Pairings include [#1] Mark Rothko’s Pink and White Over Red (1957) and the fiery poster for Vincente Minelli’s 1958 drama Some Came Running. Behind dramatic illustrations of a young Shirley MacClaine, Dean Martin and Frank Sinatra, the film’s poster recalls the brushy reds and pinks of Rothko’s rectangles.

In another example [#2], Valladares matches Richard Diebenkorn’s Ocean Park #60 (1973) — a painting full of cool blues and horizontal lines — with a still from Robert Altman’s The Long Goodbye (1973). Elliot Gould, cigarette in lips, marches purposefully toward the camera in a crisp navy suit as waves crash behind him.

Aimee Shapiro, the Anderson Collection’s director of programming and engagement, says Valladares’ pairings recontextualized these “heavy hitters” of abstraction for her. “In looking at the paintings next to some of the labels written by Carlos,” she says, “I have to say I saw the work in a different way than I had ever before — and I’ve been with these paintings for almost three years.”

And then this Thiebaud, paired with La La Land:

(#3)

(#4)

The artists include, in addition to the three above (this from memory, so probably neither complete nor entirely accurate): Jackson Pollack, Robert Motherwell, Mark Tobey, Willem de Kooning, Philip Guston, Clyfford Still, Franz Kline, Ad Reinhardt, Josef Albers. My recollection of the movies is much less good, but I did note two Richard Lesters (the early A Hard Days Night and the late Robin and Marian) and the remarkable Charles Laughton Night of the Hunter (an old favorite).

Now extended footnotes, on Rothko, Some Came Running, Diebenkorn, The Long Goodbye, Thiebaud, and La La Land.

Mark Rothko. Briefly from Wikipedia:

Mark Rothko ( … born Markus Yakovlevich Rothkowitz …; September 25, 1903 – February 25, 1970), was an American painter of Russian Jewish descent. Although Rothko himself refused to adhere to any art movement, he is generally identified as an abstract expressionist. With Jackson Pollock and Willem de Kooning, he is one of the most famous postwar American artists.

Some Came Running. Also from Wikipedia:

Some Came Running is a 1958 American crime film directed by Vincente Minnelli and starring Frank Sinatra, Dean Martin, and Shirley MacLaine, based on the novel of the same name by James Jones. It tells the story of a troubled Army veteran and author who returns to his Midwestern hometown after 16 years, to the chagrin of his wealthy, social-climbing brother.

Richard Diebenkorn. From Wikipedia:

Richard Diebenkorn (April 22, 1922 – March 30, 1993) was an American painter. His early work is associated with abstract expressionism and the Bay Area Figurative Movement of the 1950s and 1960s. His later work (best known as the Ocean Park paintings) were instrumental to his achievement of worldwide acclaim.

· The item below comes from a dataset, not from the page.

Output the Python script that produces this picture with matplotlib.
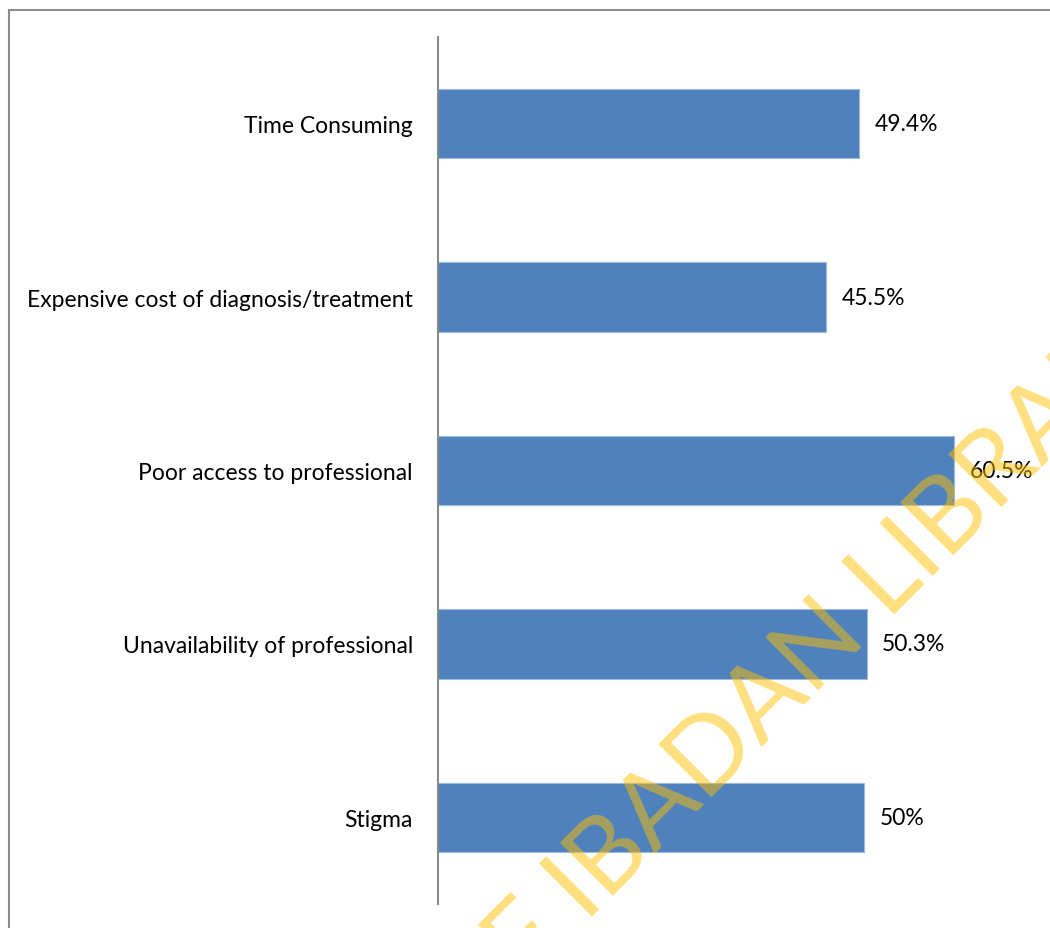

… In 1967, Diebenkorn moved to Santa Monica and took up a professorship at UCLA. He moved into a small studio space in the same building as his old friend from the Bay Area, Sam Francis. In the winter of 1966–67 he returned to abstraction, this time in a distinctly personal, geometric style that clearly departed from his early abstract expressionist period. The “Ocean Park” series, begun in 1967 and developed for the next 18 years, became his most famous work and resulted in approximately 135 paintings. Based on the aerial landscape and perhaps the view from the window of his studio, these large-scale abstract compositions are named after a community in Santa Monica, where he had his studio. … The Ocean Park series bridges his earlier abstract expressionist works with color field painting and lyrical abstraction.

The Ocean Park painting in #3 gets the sense of the beach at Santa Monica, but it doesn’t fit so well with the tone of the movie.

The Long Goodbye. Also from Wikipedia:

The Long Goodbye is a 1973 neo-noir film directed by Robert Altman and based on Raymond Chandler’s 1953 novel of the same name. The screenplay was written by Leigh Brackett, who cowrote the screenplay for The Big Sleep in 1946. The film stars Elliott Gould as Philip Marlowe and features Sterling Hayden, Nina Van Pallandt, Jim Bouton, and Mark Rydell.

The story’s period was moved from 1949–50 to 1970s Hollywood. The Long Goodbye has been described as “a study of a moral and decent man cast adrift in a selfish, self-obsessed society where lives can be thrown away without a backward glance … and any notions of friendship and loyalty are meaningless.”

The film is Altmanly conplex, and morally very dark. (It was not a critical success at first, and then gradually became something of a classic. I saw it twice when it first came out — found it wonderfully crafted and acted, but also distressing. All around Marlowe are sunk in moral decay or just oblivious, and in the end he wastes the most disturbing of them and then insouciantly just strolls off.)

Wayne Thiebaud. Covered in a 12/5/16 posting of mine, with a different pastry painting than #3.

La La Land. From Wikipedia:

La La Land is a 2016 American musical romantic comedy-drama film written and directed by Damien Chazelle, and starring Ryan Gosling and Emma Stone as a musician and an aspiring actress who meet and fall in love in Los Angeles. The film’s title refers both to the city of Los Angeles and to the idiom for being out of touch with reality.